I took my small haul back into the bathroom so that I could see what I was doing, and with time to kill, tied off the ends of my hair and set to work on my face. All I really had was some black eyeliner and some face powder but it was enough to take the shine off my oily skin and smooth out my already pretty smooth complexion. I’d lucked out with whoever my mother had been. Her genetics ruled the day when it came to me and as conceited and fucked up as it sounds? I could see why my dad got with her.
She’d left just after I was born, leaving my papa holding the proverbial bag. The diaper bag, I guess. It’d just been me and him ever since. Well, until it was me and Kyle for a good chunk of time. My dad just couldn’t help himself and tended to fuck up a lot, and when he did, I always ended up at Kyle’s place.
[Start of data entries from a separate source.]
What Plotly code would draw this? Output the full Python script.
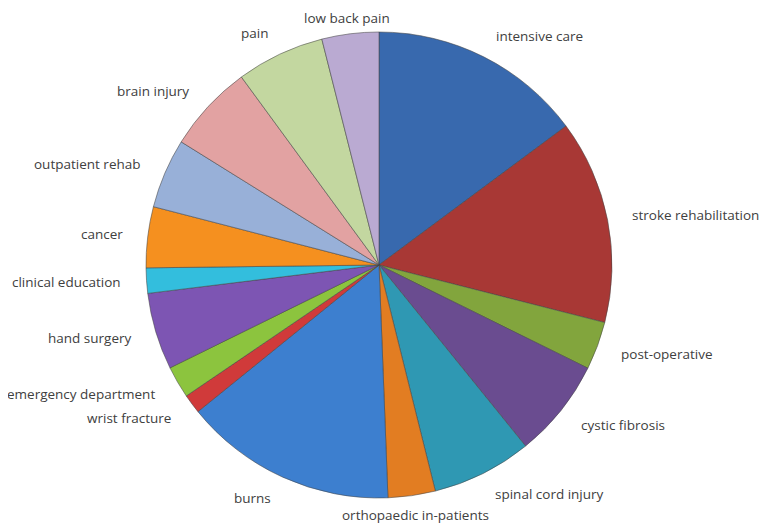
import numpy as np
import plotly.graph_objects as go

categories = ["intensive care", "stroke rehabilitation", "post-operative", "cystic fibrosis",
              "spinal cord injury", "orthopaedic in-patients", "burns", "wrist fracture",
              "emergency department", "hand surgery", "clinical education", "cancer",
              "outpatient rehab", "brain injury", "pain", "low back pain"]
values = [53.4, 50.9, 12.0, 24.7, 25.0, 11.8, 53.2, 4.8, 8.0, 19.2, 6.3, 15.2, 17.4, 21.9, 22.0, 14.2]
colors = ["#3869AE", "#A83835", "#82A53D", "#6A4C90", "#2F98B3", "#E27D22", "#3D7FCF", "#D03A3A",
          "#8CC43E", "#7D55B3", "#33BEDD", "#F5901F", "#98B0D8", "#E2A2A2", "#C3D7A0", "#BAAAD2"]

W, H = 769, 524
ML, MR, MT, MB = 0, 27, 24, 34
pw, ph = W - ML - MR, H - MT - MB
R = min(pw, ph) / 2.0
cx, cy = ML + pw / 2.0, MT + ph / 2.0

fig = go.Figure(go.Pie(
    labels=categories, values=values, sort=False, direction="clockwise", rotation=0,
    marker=dict(colors=colors, line=dict(color="rgba(70,70,70,0.55)", width=1)),
    textinfo="none", hoverinfo="label+percent",
    hole=0, showlegend=False,
))

vals = np.array(values, dtype=float)
cum = np.cumsum(vals)
mid = (cum - vals / 2.0) / vals.sum() * 2 * np.pi
annotations = []
for lab, a in zip(categories, mid):
    s, c = np.sin(a), np.cos(a)
    px = cx + 1.1 * R * s
    py = cy - 1.1 * R * c
    py = min(py, H - 17)
    py = max(py, 10)
    if s > 0.3:
        xa = "left"
    elif s < -0.3:
        xa = "right"
    else:
        xa = "center"
    annotations.append(dict(
        text=lab, x=(px - ML) / pw, y=1 - (py - MT) / ph, xref="paper", yref="paper",
        xanchor=xa, yanchor="middle", showarrow=False,
        font=dict(family="Open Sans", size=13.5, color="#404040"),
    ))

fig.update_layout(
    width=W, height=H,
    margin=dict(l=ML, r=MR, t=MT, b=MB),
    paper_bgcolor="white", plot_bgcolor="white",
    annotations=annotations,
)
fig.write_html("out.html")
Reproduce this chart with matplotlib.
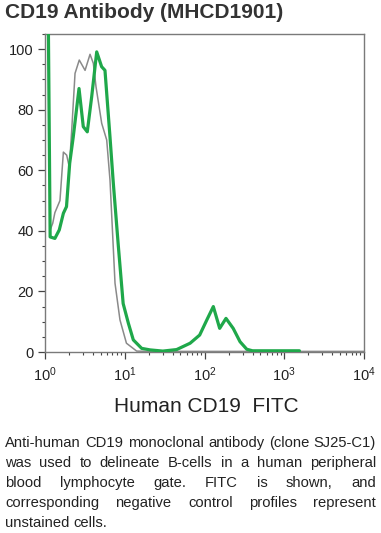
import numpy as np
import matplotlib
matplotlib.use("Agg")
import matplotlib.pyplot as plt
from matplotlib.ticker import LogLocator, MultipleLocator, LogFormatterMathtext

plt.rcParams['font.family'] = ['Liberation Sans', 'DejaVu Sans']
plt.rcParams['mathtext.fontset'] = 'custom'
plt.rcParams['mathtext.rm'] = 'Liberation Sans'

# negative control (unstained), grey
ctrl_x = [1.16, 1.25, 1.33, 1.54, 1.70, 1.87, 2.02, 2.16, 2.38, 2.69, 3.18, 3.67,
          4.04, 4.36, 5.14, 5.94, 6.53, 7.55, 8.71, 10.5, 14.1, 20, 100, 1000, 10000]
ctrl_y = [40.3, 42.5, 46, 50, 66, 65, 61, 73, 92, 96.4, 93, 98.3,
          95.3, 87.6, 75.5, 70, 56.8, 22.7, 10.6, 2.9, 0.3, 0.2, 0.2, 0.2, 0.2]

# CD19 FITC stained, green
cd19_x = [1.10, 1.16, 1.33, 1.51, 1.70, 1.86, 2.04, 2.26, 2.67, 3.02, 3.39, 3.85,
          4.45, 5.13, 5.65, 6.53, 7.19, 8.32, 9.55, 11.1, 12.8, 16.3, 20.7, 30,
          44.7, 66, 87, 107, 129, 155, 186, 229, 279, 339, 400, 1550]
cd19_y = [110, 38, 37.5, 40.3, 45.8, 48, 62.3, 71, 87, 74.4, 72.7, 84.3,
          99.1, 94.2, 93, 71, 55.7, 34.8, 16, 9.5, 4, 1.2, 0.7, 0.3,
          0.8, 2.9, 5.6, 10.6, 15, 7.8, 11.1, 7.8, 3.4, 0.9, 0.4, 0.4]

caption_lines = [
    "Anti-human CD19 monoclonal antibody (clone SJ25-C1)",
    "was used to delineate B-cells in a human peripheral",
    "blood lymphocyte gate. FITC is shown, and",
    "corresponding negative control profiles represent",
    "unstained cells.",
]

W, H = 381, 533
fig = plt.figure(figsize=(W / 100, H / 100), dpi=100)
ax = fig.add_axes([45 / W, (H - 352) / H, 319 / W, 318 / H])

ax.plot(ctrl_x, ctrl_y, color='#8a8a8a', lw=1.1, zorder=2)
ax.plot(cd19_x, cd19_y, color='#1fa84a', lw=2.3, zorder=3,
        solid_joinstyle='round', solid_capstyle='round')

ax.set_xscale('log')
ax.set_xlim(1, 10000)
ax.set_ylim(0, 105)
ax.xaxis.set_major_locator(LogLocator(base=10))
ax.xaxis.set_minor_locator(LogLocator(base=10, subs=np.arange(2, 10)))
ax.xaxis.set_major_formatter(LogFormatterMathtext())
ax.yaxis.set_major_locator(MultipleLocator(20))
ax.yaxis.set_minor_locator(MultipleLocator(5))

for s in ax.spines.values():
    s.set_color('#7a7a7a')
    s.set_linewidth(1.0)
ax.tick_params(which='major', direction='out', length=5, width=0.9, color='#444444',
               labelsize=10.5, labelcolor='#222222')
ax.tick_params(axis='x', which='major', pad=5)
ax.tick_params(axis='y', which='major', pad=3)
ax.tick_params(which='minor', direction='out', length=2.5, width=0.8, color='#444444')
ax.tick_params(top=False, right=False, which='both')

fig.text(206 / W, 1 - 411.7 / H, 'Human CD19  FITC', fontsize=15, color='#222222',
         ha='center', va='baseline')

fig.text(5 / W, 1 - 17.5 / H, 'CD19 Antibody (MHCD1901)', fontsize=15,
         fontweight='bold', color='#333333', va='baseline', ha='left')

# justified caption
fig.canvas.draw()
r = fig.canvas.get_renderer()
left, right = 5, 376
probe = fig.text(0, 0, caption_lines[0], fontsize=10)
fs = 10 * 367 / probe.get_window_extent(r).width
probe.remove()
sp = fig.text(0, 0, 'a b', fontsize=fs)
sa = fig.text(0, 0, 'ab', fontsize=fs)
space = sp.get_window_extent(r).width - sa.get_window_extent(r).width
sp.remove()
sa.remove()
for i, line in enumerate(caption_lines):
    base = 446.7 + 20 * i
    words = line.split()
    texts = [fig.text(0, 1 - base / H, w, fontsize=fs, color='#222222', va='baseline')
             for w in words]
    widths = [t.get_window_extent(r).width for t in texts]
    if i < len(caption_lines) - 1:
        gap = (right - left - sum(widths)) / (len(words) - 1)
    else:
        gap = space
    x = left
    for t, w in zip(texts, widths):
        t.set_x(x / W)
        x += w + gap

fig.savefig('out.png', dpi=100)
It hurt my heart to know his parents were gone. They’d been my pseudo-parents for so long, you know?
I leaned heavily against the edge of the sink and stared wide eyed into the mirror. My eyes, rimmed in the dark kohl liner, seemingly much larger and taking up over half my face. I refused to cry, so I simply stared myself down until the choking sensation diminished and the hot prickling at the backs of my eyes receded.
I had no parents left at all, not even Mr. and Mrs. Cochran to go back to someday. I just had Kyle… but do you? I let out my breath slowly and closed my eyes, shutting out my shaken and crumbling visage.